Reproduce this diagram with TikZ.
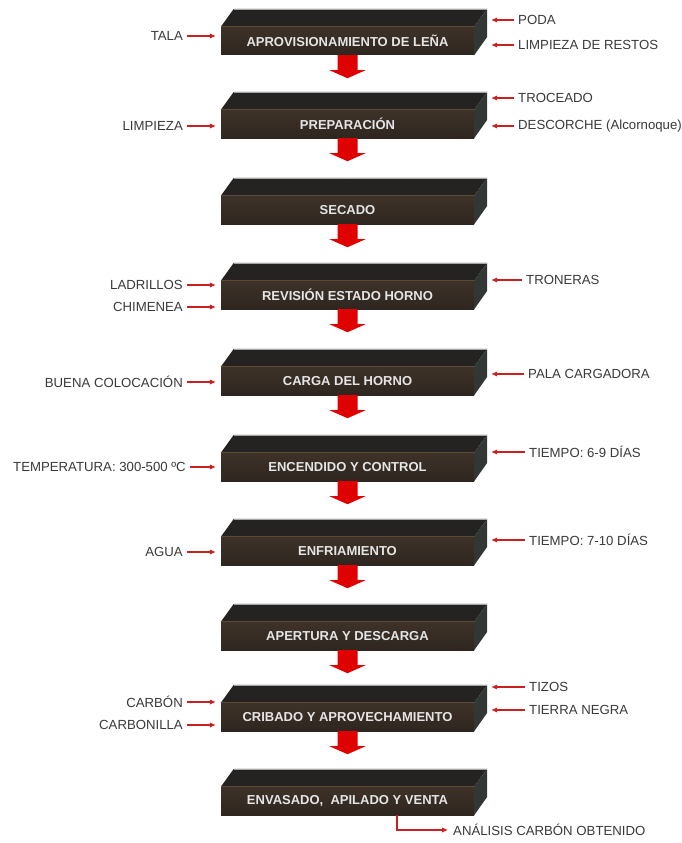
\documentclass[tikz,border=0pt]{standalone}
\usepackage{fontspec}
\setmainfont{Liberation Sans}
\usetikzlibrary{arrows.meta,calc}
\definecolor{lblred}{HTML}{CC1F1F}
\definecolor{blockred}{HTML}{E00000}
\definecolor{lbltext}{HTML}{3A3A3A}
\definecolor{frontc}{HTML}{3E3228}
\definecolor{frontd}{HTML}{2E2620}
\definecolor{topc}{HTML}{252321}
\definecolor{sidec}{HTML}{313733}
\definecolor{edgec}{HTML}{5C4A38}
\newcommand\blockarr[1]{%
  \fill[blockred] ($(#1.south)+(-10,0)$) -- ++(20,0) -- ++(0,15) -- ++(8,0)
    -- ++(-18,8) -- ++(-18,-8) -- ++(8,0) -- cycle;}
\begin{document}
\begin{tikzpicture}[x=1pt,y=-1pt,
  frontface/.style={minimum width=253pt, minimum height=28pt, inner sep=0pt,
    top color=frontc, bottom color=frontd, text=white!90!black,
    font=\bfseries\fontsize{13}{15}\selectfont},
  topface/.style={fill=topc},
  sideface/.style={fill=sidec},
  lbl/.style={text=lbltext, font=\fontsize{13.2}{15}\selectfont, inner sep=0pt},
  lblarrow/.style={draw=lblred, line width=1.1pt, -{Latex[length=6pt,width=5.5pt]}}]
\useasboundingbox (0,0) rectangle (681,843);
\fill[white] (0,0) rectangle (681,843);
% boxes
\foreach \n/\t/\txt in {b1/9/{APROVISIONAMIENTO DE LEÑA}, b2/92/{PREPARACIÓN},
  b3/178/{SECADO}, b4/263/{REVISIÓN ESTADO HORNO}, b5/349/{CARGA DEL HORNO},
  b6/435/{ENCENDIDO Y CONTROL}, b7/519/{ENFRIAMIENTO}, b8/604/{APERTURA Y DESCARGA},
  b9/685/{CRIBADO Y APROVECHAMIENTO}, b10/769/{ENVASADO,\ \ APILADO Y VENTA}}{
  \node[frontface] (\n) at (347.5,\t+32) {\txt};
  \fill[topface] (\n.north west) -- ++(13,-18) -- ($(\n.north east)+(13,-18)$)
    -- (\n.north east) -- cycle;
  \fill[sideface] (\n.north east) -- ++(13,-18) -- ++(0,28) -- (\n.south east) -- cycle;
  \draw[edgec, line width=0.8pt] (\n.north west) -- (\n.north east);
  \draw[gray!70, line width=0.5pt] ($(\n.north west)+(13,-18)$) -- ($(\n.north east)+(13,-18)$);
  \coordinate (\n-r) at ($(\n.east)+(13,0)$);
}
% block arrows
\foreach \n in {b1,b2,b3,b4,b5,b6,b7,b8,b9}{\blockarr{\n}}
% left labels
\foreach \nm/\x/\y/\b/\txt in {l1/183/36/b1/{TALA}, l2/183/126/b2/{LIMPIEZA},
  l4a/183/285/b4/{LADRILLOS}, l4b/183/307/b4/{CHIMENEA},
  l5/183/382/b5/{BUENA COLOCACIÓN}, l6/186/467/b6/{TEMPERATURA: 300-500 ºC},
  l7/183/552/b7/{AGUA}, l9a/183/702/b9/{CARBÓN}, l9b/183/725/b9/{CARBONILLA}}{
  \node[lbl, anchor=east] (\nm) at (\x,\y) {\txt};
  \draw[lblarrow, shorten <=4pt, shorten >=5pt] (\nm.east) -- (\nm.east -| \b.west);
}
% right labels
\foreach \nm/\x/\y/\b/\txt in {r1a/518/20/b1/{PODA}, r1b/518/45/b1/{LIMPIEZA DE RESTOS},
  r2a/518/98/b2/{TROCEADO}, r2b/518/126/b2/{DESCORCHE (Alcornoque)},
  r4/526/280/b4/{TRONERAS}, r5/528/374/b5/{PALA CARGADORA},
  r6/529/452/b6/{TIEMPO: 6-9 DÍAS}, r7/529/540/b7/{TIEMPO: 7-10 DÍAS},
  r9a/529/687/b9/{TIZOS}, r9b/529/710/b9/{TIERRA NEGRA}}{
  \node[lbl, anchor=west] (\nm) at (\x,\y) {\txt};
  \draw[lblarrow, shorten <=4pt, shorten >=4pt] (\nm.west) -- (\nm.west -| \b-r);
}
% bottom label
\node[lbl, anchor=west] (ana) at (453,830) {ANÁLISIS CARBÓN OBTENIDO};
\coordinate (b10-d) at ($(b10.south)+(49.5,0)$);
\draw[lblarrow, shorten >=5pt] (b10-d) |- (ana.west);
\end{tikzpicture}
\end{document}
===============
▶ Objective
Give all the lines above again, character for character, without pictures.

▶ Solution to the problem
Reproduce this diagram with TikZ.
\documentclass[tikz,border=0pt]{standalone}
\usepackage{fontspec}
\setmainfont{Liberation Sans}
\usetikzlibrary{arrows.meta,calc}
\definecolor{lblred}{HTML}{CC1F1F}
\definecolor{blockred}{HTML}{E00000}
\definecolor{lbltext}{HTML}{3A3A3A}
\definecolor{frontc}{HTML}{3E3228}
\definecolor{frontd}{HTML}{2E2620}
\definecolor{topc}{HTML}{252321}
\definecolor{sidec}{HTML}{313733}
\definecolor{edgec}{HTML}{5C4A38}
\newcommand\blockarr[1]{%
  \fill[blockred] ($(#1.south)+(-10,0)$) -- ++(20,0) -- ++(0,15) -- ++(8,0)
    -- ++(-18,8) -- ++(-18,-8) -- ++(8,0) -- cycle;}
\begin{document}
\begin{tikzpicture}[x=1pt,y=-1pt,
  frontface/.style={minimum width=253pt, minimum height=28pt, inner sep=0pt,
    top color=frontc, bottom color=frontd, text=white!90!black,
    font=\bfseries\fontsize{13}{15}\selectfont},
  topface/.style={fill=topc},
  sideface/.style={fill=sidec},
  lbl/.style={text=lbltext, font=\fontsize{13.2}{15}\selectfont, inner sep=0pt},
  lblarrow/.style={draw=lblred, line width=1.1pt, -{Latex[length=6pt,width=5.5pt]}}]
\useasboundingbox (0,0) rectangle (681,843);
\fill[white] (0,0) rectangle (681,843);
% boxes
\foreach \n/\t/\txt in {b1/9/{APROVISIONAMIENTO DE LEÑA}, b2/92/{PREPARACIÓN},
  b3/178/{SECADO}, b4/263/{REVISIÓN ESTADO HORNO}, b5/349/{CARGA DEL HORNO},
  b6/435/{ENCENDIDO Y CONTROL}, b7/519/{ENFRIAMIENTO}, b8/604/{APERTURA Y DESCARGA},
  b9/685/{CRIBADO Y APROVECHAMIENTO}, b10/769/{ENVASADO,\ \ APILADO Y VENTA}}{
  \node[frontface] (\n) at (347.5,\t+32) {\txt};
  \fill[topface] (\n.north west) -- ++(13,-18) -- ($(\n.north east)+(13,-18)$)
    -- (\n.north east) -- cycle;
  \fill[sideface] (\n.north east) -- ++(13,-18) -- ++(0,28) -- (\n.south east) -- cycle;
  \draw[edgec, line width=0.8pt] (\n.north west) -- (\n.north east);
  \draw[gray!70, line width=0.5pt] ($(\n.north west)+(13,-18)$) -- ($(\n.north east)+(13,-18)$);
  \coordinate (\n-r) at ($(\n.east)+(13,0)$);
}
% block arrows
\foreach \n in {b1,b2,b3,b4,b5,b6,b7,b8,b9}{\blockarr{\n}}
% left labels
\foreach \nm/\x/\y/\b/\txt in {l1/183/36/b1/{TALA}, l2/183/126/b2/{LIMPIEZA},
  l4a/183/285/b4/{LADRILLOS}, l4b/183/307/b4/{CHIMENEA},
  l5/183/382/b5/{BUENA COLOCACIÓN}, l6/186/467/b6/{TEMPERATURA: 300-500 ºC},
  l7/183/552/b7/{AGUA}, l9a/183/702/b9/{CARBÓN}, l9b/183/725/b9/{CARBONILLA}}{
  \node[lbl, anchor=east] (\nm) at (\x,\y) {\txt};
  \draw[lblarrow, shorten <=4pt, shorten >=5pt] (\nm.east) -- (\nm.east -| \b.west);
}
% right labels
\foreach \nm/\x/\y/\b/\txt in {r1a/518/20/b1/{PODA}, r1b/518/45/b1/{LIMPIEZA DE RESTOS},
  r2a/518/98/b2/{TROCEADO}, r2b/518/126/b2/{DESCORCHE (Alcornoque)},
  r4/526/280/b4/{TRONERAS}, r5/528/374/b5/{PALA CARGADORA},
  r6/529/452/b6/{TIEMPO: 6-9 DÍAS}, r7/529/540/b7/{TIEMPO: 7-10 DÍAS},
  r9a/529/687/b9/{TIZOS}, r9b/529/710/b9/{TIERRA NEGRA}}{
  \node[lbl, anchor=west] (\nm) at (\x,\y) {\txt};
  \draw[lblarrow, shorten <=4pt, shorten >=4pt] (\nm.west) -- (\nm.west -| \b-r);
}
% bottom label
\node[lbl, anchor=west] (ana) at (453,830) {ANÁLISIS CARBÓN OBTENIDO};
\coordinate (b10-d) at ($(b10.south)+(49.5,0)$);
\draw[lblarrow, shorten >=5pt] (b10-d) |- (ana.west);
\end{tikzpicture}
\end{document}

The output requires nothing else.